There are three other nominees I haven’t mentioned, but the one that evoked the strongest reaction out of me over the past year was “Hidden Figures.”
It’s the story of three female African-American mathematicians and their efforts in advancing the American space program while working at NASA. Katherine G. Johnson, in particular, calculated flight trajectories for Project Mercury, which put Alan Shepard into space and John Glenn in orbit around Earth.
After watching it, I was inspired by the brilliance of these three women, but also frustrated on a number of levels.
Frustrated that it took more than half a century for these women to finally get exposure and wide-range recognition for their efforts. But also what it says about our country as a whole.
We don’t really dream big anymore. We don’t collectively aspire to many things. The 1960s was a revolutionary and socially divisive time in this country, but there was at least some sense of unity in wanting to be the best.
This was never more apparent than in our remarkable advancements in space science that reached a pinnacle when we went to the moon in 1969.
The astronauts of that era were household names and heroes to my parents and grandparents.

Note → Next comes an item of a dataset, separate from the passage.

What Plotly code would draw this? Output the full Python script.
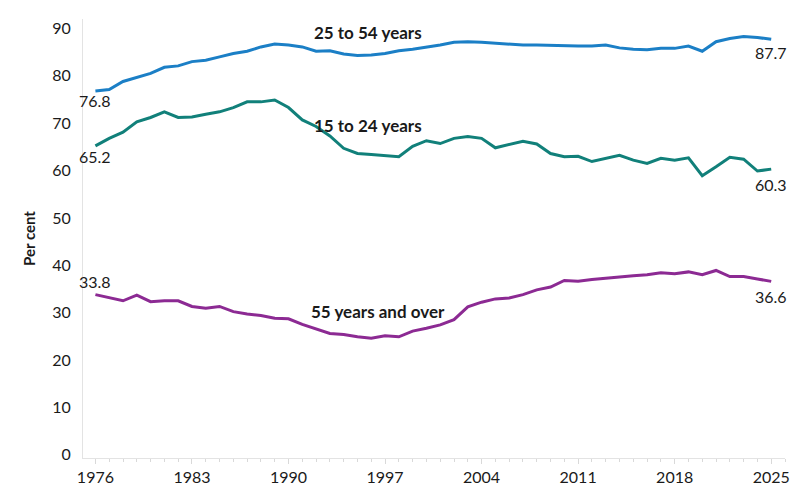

Half a century later, NASA continues to see its funding slashed and its potentially groundbreaking missions delayed. And I couldn’t tell you the name of any astronaut in recent years.
Unless it’s following some kind of major tragedy or catastrophe, Americans hardly seem united anymore.
The chief slogan of President Trump’s campaign was “Make America Great Again.” People will take their own meanings from that, but for me, making America great again means aspiring to greatness as a nation and uniting together to achieve things that serve the betterment of the human race.